Heighton’s posthumous Instructions for the Drowning (Biblioasis, 2023) is a collection of 11 short stories that explore human relationships with the self, others and place. “Well, isn’t that everything?” you might ask. Yes. Yes, it is. To cover everything – just a little bit of it – in a slim volume takes talent. The way Heighton writes, simple and honest, is deceptive to the reader who doesn’t see, who doesn’t bother to look for, what Wallace Stevens called “Nothing that is not there and the nothing that is.” Heighton’s writing calls to mind the old whingeing line about abstract art: “My kid could do that,” followed by the inevitable response, “Yeah, but they didn’t.” And also, they couldn’t. It just looks as if they could.
Instructions takes us around the country and around the world, some places named – Greece, Cyprus, Ottawa, Montreal – and some not. Wherever the place, familiar themes connect the stories. Confronting disappointment, age, pain, harm, self-harm and mortality; managing family relationships across generations; dealing with the randomness and sometimes inexplicable cruelty of circumstance and chance. It’s all very mundane and all very profound.
The opening and titular story, Instructions for the Drowning finds a man recalling his father’s advice on how to deal with someone who is drowning as his wife sinks beneath the lake she’s swimming in. He goes in to save her, takes his father’s advice and things get worse from there. Until she is saved. Their already tenuous relationship is left intact, but further damaged. Bad advice from a parent passed down, compromising your future. There’s a universal truth to it.
In Expecting, a couple find a wallet while driving down the road and struggle to return it as the wife prepares to give birth. The story reads like Waiting for Godot, but with a wallet. It’s brilliant and plays on two senses of the word “expecting.” It’s also a thriller, perhaps a horror story, in miniature. It shows Heighton’s range.

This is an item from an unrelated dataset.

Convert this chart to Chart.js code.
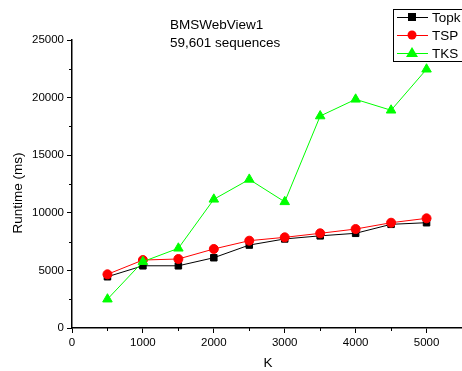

You’re Going to Live, a story about attempted suicide, offers a similar thriller sort of tension, but an existential sort. Terror pervades again, with a sort of eerie wisdom as the narrator observes the difficulty some have with killing themselves. “Whatever you think you want, your body has a mind of its own and you can’t make it want to die.” Once more, survival, a well to which Heighton returns again and again, makes an appearance against a backdrop of elements conspiring to do in his characters. But not all of them survive.
Death, particularly suicide, appear in several stories. Perhaps the message is you may survive life, for a time, but it’s not going to be easy. Unless you’re very lucky, which you probably aren’t. But there are ways to try. In Notes Toward a New Theory of Tears, the narrator reflects on survival and finds humanity become expert at developing tactics to grind out an existence. Reflecting on this, he concludes, “Ultimately all our activities, from falling in love to praying in church, to going to war, are actuated by personal suffering and our wish to transcend it.”
Beyond three-dimensional characters and simple, smart, true writing, the volume is full of references, obvious and oblique, which are fun to sport. Heighton quotes W.H. Auden, Oscar Wilde and John Dowland. T.S. Eliot finds his way into the mix more than once, including in the cadence of the story The Stages of J. Gordon Whitehead, a fictionalized account of the death of Harry Houdini and the saga of the man who infamously punched him in the stomach. Ernest Hemingway makes his way in, subtly. Brueghel and his Fall of Icarus, too.
To create so many small worlds and characters that feel so real and populate is an act of transcendence. To do it well is to offer a gift. In Instructions, the late Steven Heighton has managed both, and the gift is ours. Lucky us.